Smoking also has a collective effect, since many passive smokers suffer the harmful effects of their fellow citizens’ cigarettes. It is a major social problem insofar as tobacco kills people every day, and causes serious diseases. Stopping smoking seems, therefore, to be a collective and personal necessity, as the social and personal costs associated with smoking are high.
Tobacco has a high price…for everyone
In France in particular this price is a social one, as 10 billion euros are invested in prevention campaigns and social security spending… It is also estimated that the number of passive smokers have a 10 to 15% higher chance of developing heart disease and cancers of the throat and lungs (people working in casinos; servers in places where smoking is, or was until recently, allowed; all people exposed to a smoking environment, etc.).
Cigarettes have an environmental impact
The environmental effects of tobacco are also adding to the communal and social cost. For example, the smoke of 20 cigarettes is the same as the Parisian pollution peak threshold. In addition, cigarette smoke releases toxic components into the air (inside and outside) through the production of ammonia, tar, radioactive substances (polonium), heavy metals (mercury, lead), benzene and all other harmful substances present in a cigarette, including 40 carcinogens.
Serious, but avoidable consequences
Furthermore, tobacco is the leading cause of avoidable death, on average causing 70,000 deaths. This is also comparable with a personal cost, since smoking causes major diseases and disorders in smokers, thus potentially leading to death.
One in two smokers dies from tobacco dependence from the age of 35 onwards, most not living past the age of 64.
Lung cancer is the leading cause of death, but it is necessary to add that other respiratory diseases, cardiovascular disorders like heart attacks and vascular and arterial accidents also cause death by smoking.
But also, tobacco causes thyroid, throat and mouth cancers…Thus, a smoker’s life expectancy decreases by 10 to 15 years, and stopping smoking can “earn back” 11 minutes of life expectancy from the first cigarette that goes unsmoked.
How to stop smoking?
Faced with this morbid and harmful conclusion, many people have tried to stop smoking or want to stop. In fact, 58% of smokers have admitted this, and it is estimated that around 2000 people a day stop smoking for a year. So every year, the number of ex-smokers is between 400,000 and 500,000.
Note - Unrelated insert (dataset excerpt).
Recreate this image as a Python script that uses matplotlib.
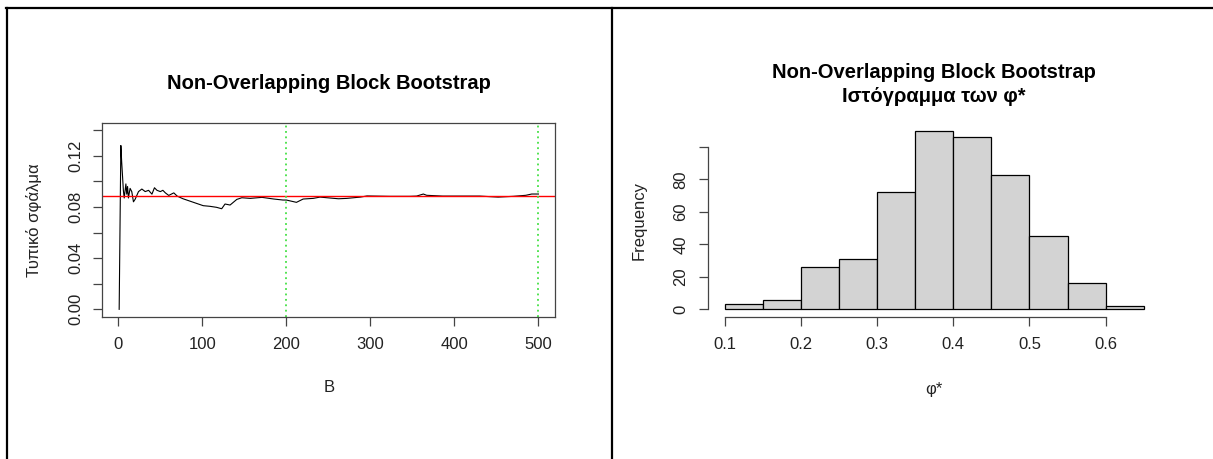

What about the other people?
More than half fail, and 71% fail to last longer than a week, on average. Moreover, even fewer people manage to stop after the first attempt. But why this failure?
Because stopping smoking is hard, people who smoke are very dependent, especially during the quitting stage, during which the relapse and dropout rate is the highest. It is necessary to consider tobacco as a drug, because of the substance contained in the tobacco leaves, nicotine.
As smokers are addicted to nicotine, they are also addicted to the effects of the endorphin that nicotine promotes and stimulates in the brain. To do this, it assumes the position of natural neurotransmitters in the brain and binds dopamine-producing neurons in their place, and stimulates their production.
Nicotine, responsible for this “feeling of absence”
Nicotine is therefore psychoactive, as it has anxiolytic and stimulating properties. When a smoker does not smoke for a few hours, the production of endorphins decreases and the smoker misses it. This lack is characterised by nervousness and irritability, instantly calmed by a puff on a cigarette, since smoke enters the brain in under 10 seconds.
If a smoker stops permanently, this feeling of absence will be enduring, persistent and intense. Nervousness and irritability can mutate into anxiety, insomnia and depression in some cases. This comes from stopping smoking, or how to readjust the brain to normal endorphin and dopamine levels.
This phase is even harder the longer the smoker has been addicted to cigarettes, as he has accumulated higher and higher levels of nicotine, and his brain has got used to its production and wants more and more as the years go by.